Available data >>

__________________________________________________

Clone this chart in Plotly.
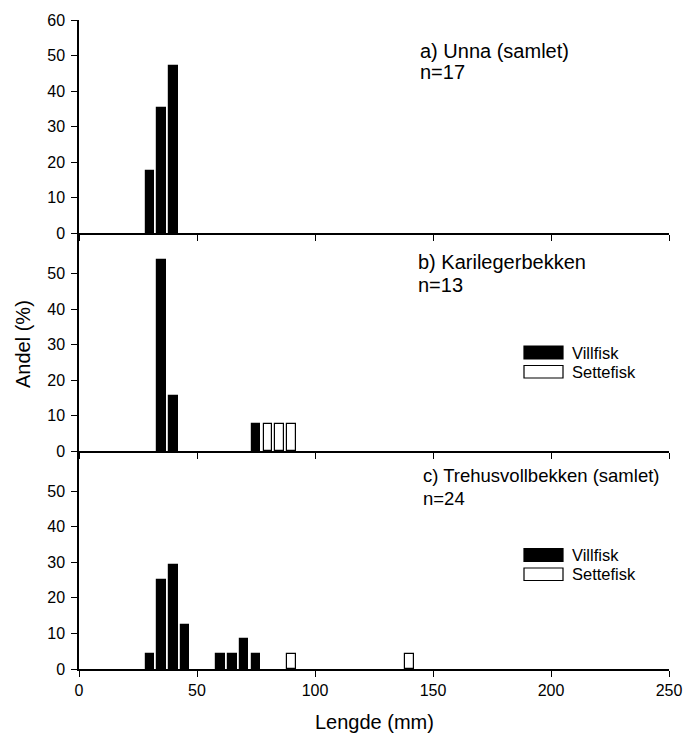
import plotly.graph_objects as go

# ---- data (length class in mm, share in %) ----
a_wild_len = [30, 35, 40]
a_wild_pct = [17.6, 35.3, 47.1]

b_wild_len = [35, 40, 75]
b_wild_pct = [53.8, 15.4, 7.7]
b_stock_len = [80, 85, 90]
b_stock_pct = [7.7, 7.7, 7.7]

c_wild_len = [30, 35, 40, 45, 60, 65, 70, 75]
c_wild_pct = [4.2, 25.0, 29.2, 12.5, 4.2, 4.2, 8.3, 4.2]
c_stock_len = [90, 140]
c_stock_pct = [4.2, 4.2]

panel_titles = ["a) Unna (samlet)", "b) Karilegerbekken", "c) Trehusvollbekken (samlet)"]
panel_n = ["n=17", "n=13", "n=24"]
legend_labels = ["Villfisk", "Settefisk"]
x_ticks = [0, 50, 100, 150, 200, 250]

FONT = "Liberation Sans, Arial, sans-serif"
W, H = 686, 738
L, R, T, B = 79, 669, 20, 669  # plot area in px


def px_x(px):
    return (px - L) / (R - L)


def px_y(py):
    return (B - py) / (B - T)


BW = 3.5
fig = go.Figure()


def add_bars(xs, ys, axis, filled):
    fig.add_trace(go.Bar(
        x=xs, y=ys, width=[BW] * len(xs),
        marker=dict(color="black" if filled else "white",
                    line=dict(color="black", width=1.2)),
        xaxis="x" + axis, yaxis="y" + axis, showlegend=False,
        hoverinfo="x+y",
    ))


add_bars(a_wild_len, a_wild_pct, "", True)
add_bars(b_wild_len, b_wild_pct, "2", True)
add_bars(b_stock_len, b_stock_pct, "2", False)
add_bars(c_wild_len, c_wild_pct, "3", True)
add_bars(c_stock_len, c_stock_pct, "3", False)

# panel pixel bounds (top, bottom)
panels = [(20, 233), (233, 451), (451, 669)]
yranges = [[0, 60], [0, 61.5], [0, 61.3]]
ytickvals = [[0, 10, 20, 30, 40, 50, 60], [0, 10, 20, 30, 40, 50], [0, 10, 20, 30, 40, 50]]

axis_common = dict(showline=True, linecolor="black", linewidth=1.5,
                   ticks="outside", ticklen=6, tickwidth=1.2, tickcolor="black",
                   showgrid=False, zeroline=False, automargin=False,
                   tickfont=dict(family=FONT, size=16, color="black"))

layout = dict(width=W, height=H,
              margin=dict(l=L, r=W - R, t=T, b=H - B, autoexpand=False),
              plot_bgcolor="white", paper_bgcolor="white", bargap=0,
              barmode="overlay", showlegend=False,
              font=dict(family=FONT, color="black"))

for i, (top, bot) in enumerate(panels):
    suf = "" if i == 0 else str(i + 1)
    dom = [px_y(bot), px_y(top)]
    layout["xaxis" + suf] = dict(axis_common, domain=[0, 1], range=[0, 250],
                                 tickvals=x_ticks, showticklabels=(i == 2),
                                 anchor="y" + suf)
    layout["yaxis" + suf] = dict(axis_common, domain=dom, range=yranges[i],
                                 tickvals=ytickvals[i], anchor="x" + suf,
                                 ticklabelstandoff=3)

fig.update_layout(**layout)

ann = []
title_pos = [(418, 51, 72, 20), (416, 261.5, 285, 20), (421, 475.5, 498, 18.5)]
for (xp, y1, y2, fs), t, n in zip(title_pos, panel_titles, panel_n):
    for txt, yy in ((t, y1), (n, y2)):
        ann.append(dict(text=txt, x=px_x(xp), y=px_y(yy), xref="paper", yref="paper",
                        xanchor="left", yanchor="middle", showarrow=False,
                        font=dict(family=FONT, size=fs, color="black")))

# legends in panels b and c
shapes = []
for top in (346, 548.5):
    boxes = [(top, top + 13, "black"), (top + 19.5, top + 32, "white")]
    for (y0, y1, col), lab in zip(boxes, legend_labels):
        shapes.append(dict(type="rect", xref="paper", yref="paper",
                           x0=px_x(524), x1=px_x(563), y0=px_y(y1), y1=px_y(y0),
                           fillcolor=col, line=dict(color="black", width=1.2)))
        ann.append(dict(text=lab, x=px_x(570), y=px_y((y0 + y1) / 2), xref="paper",
                        yref="paper", xanchor="left", yanchor="middle", showarrow=False,
                        font=dict(family=FONT, size=16.5, color="black")))

ann.append(dict(text="Andel (%)", x=px_x(22.5), y=px_y(344.5), xref="paper", yref="paper",
                textangle=-90, showarrow=False, xanchor="center", yanchor="middle",
                font=dict(family=FONT, size=20, color="black")))
ann.append(dict(text="Lengde (mm)", x=px_x(374), y=px_y(722), xref="paper", yref="paper",
                showarrow=False, xanchor="center", yanchor="middle",
                font=dict(family=FONT, size=20, color="black")))

fig.update_layout(annotations=ann, shapes=shapes)
fig.write_html("out.html")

__________________________________________________

Problem >>
Except for the pictures, copy the material above exactly.

Solved problem >>
Clone this chart in Plotly.
import plotly.graph_objects as go

# ---- data (length class in mm, share in %) ----
a_wild_len = [30, 35, 40]
a_wild_pct = [17.6, 35.3, 47.1]

b_wild_len = [35, 40, 75]
b_wild_pct = [53.8, 15.4, 7.7]
b_stock_len = [80, 85, 90]
b_stock_pct = [7.7, 7.7, 7.7]

c_wild_len = [30, 35, 40, 45, 60, 65, 70, 75]
c_wild_pct = [4.2, 25.0, 29.2, 12.5, 4.2, 4.2, 8.3, 4.2]
c_stock_len = [90, 140]
c_stock_pct = [4.2, 4.2]

panel_titles = ["a) Unna (samlet)", "b) Karilegerbekken", "c) Trehusvollbekken (samlet)"]
panel_n = ["n=17", "n=13", "n=24"]
legend_labels = ["Villfisk", "Settefisk"]
x_ticks = [0, 50, 100, 150, 200, 250]

FONT = "Liberation Sans, Arial, sans-serif"
W, H = 686, 738
L, R, T, B = 79, 669, 20, 669  # plot area in px


def px_x(px):
    return (px - L) / (R - L)


def px_y(py):
    return (B - py) / (B - T)


BW = 3.5
fig = go.Figure()


def add_bars(xs, ys, axis, filled):
    fig.add_trace(go.Bar(
        x=xs, y=ys, width=[BW] * len(xs),
        marker=dict(color="black" if filled else "white",
                    line=dict(color="black", width=1.2)),
        xaxis="x" + axis, yaxis="y" + axis, showlegend=False,
        hoverinfo="x+y",
    ))


add_bars(a_wild_len, a_wild_pct, "", True)
add_bars(b_wild_len, b_wild_pct, "2", True)
add_bars(b_stock_len, b_stock_pct, "2", False)
add_bars(c_wild_len, c_wild_pct, "3", True)
add_bars(c_stock_len, c_stock_pct, "3", False)

# panel pixel bounds (top, bottom)
panels = [(20, 233), (233, 451), (451, 669)]
yranges = [[0, 60], [0, 61.5], [0, 61.3]]
ytickvals = [[0, 10, 20, 30, 40, 50, 60], [0, 10, 20, 30, 40, 50], [0, 10, 20, 30, 40, 50]]

axis_common = dict(showline=True, linecolor="black", linewidth=1.5,
                   ticks="outside", ticklen=6, tickwidth=1.2, tickcolor="black",
                   showgrid=False, zeroline=False, automargin=False,
                   tickfont=dict(family=FONT, size=16, color="black"))

layout = dict(width=W, height=H,
              margin=dict(l=L, r=W - R, t=T, b=H - B, autoexpand=False),
              plot_bgcolor="white", paper_bgcolor="white", bargap=0,
              barmode="overlay", showlegend=False,
              font=dict(family=FONT, color="black"))

for i, (top, bot) in enumerate(panels):
    suf = "" if i == 0 else str(i + 1)
    dom = [px_y(bot), px_y(top)]
    layout["xaxis" + suf] = dict(axis_common, domain=[0, 1], range=[0, 250],
                                 tickvals=x_ticks, showticklabels=(i == 2),
                                 anchor="y" + suf)
    layout["yaxis" + suf] = dict(axis_common, domain=dom, range=yranges[i],
                                 tickvals=ytickvals[i], anchor="x" + suf,
                                 ticklabelstandoff=3)

fig.update_layout(**layout)

ann = []
title_pos = [(418, 51, 72, 20), (416, 261.5, 285, 20), (421, 475.5, 498, 18.5)]
for (xp, y1, y2, fs), t, n in zip(title_pos, panel_titles, panel_n):
    for txt, yy in ((t, y1), (n, y2)):
        ann.append(dict(text=txt, x=px_x(xp), y=px_y(yy), xref="paper", yref="paper",
                        xanchor="left", yanchor="middle", showarrow=False,
                        font=dict(family=FONT, size=fs, color="black")))

# legends in panels b and c
shapes = []
for top in (346, 548.5):
    boxes = [(top, top + 13, "black"), (top + 19.5, top + 32, "white")]
    for (y0, y1, col), lab in zip(boxes, legend_labels):
        shapes.append(dict(type="rect", xref="paper", yref="paper",
                           x0=px_x(524), x1=px_x(563), y0=px_y(y1), y1=px_y(y0),
                           fillcolor=col, line=dict(color="black", width=1.2)))
        ann.append(dict(text=lab, x=px_x(570), y=px_y((y0 + y1) / 2), xref="paper",
                        yref="paper", xanchor="left", yanchor="middle", showarrow=False,
                        font=dict(family=FONT, size=16.5, color="black")))

ann.append(dict(text="Andel (%)", x=px_x(22.5), y=px_y(344.5), xref="paper", yref="paper",
                textangle=-90, showarrow=False, xanchor="center", yanchor="middle",
                font=dict(family=FONT, size=20, color="black")))
ann.append(dict(text="Lengde (mm)", x=px_x(374), y=px_y(722), xref="paper", yref="paper",
                showarrow=False, xanchor="center", yanchor="middle",
                font=dict(family=FONT, size=20, color="black")))

fig.update_layout(annotations=ann, shapes=shapes)
fig.write_html("out.html")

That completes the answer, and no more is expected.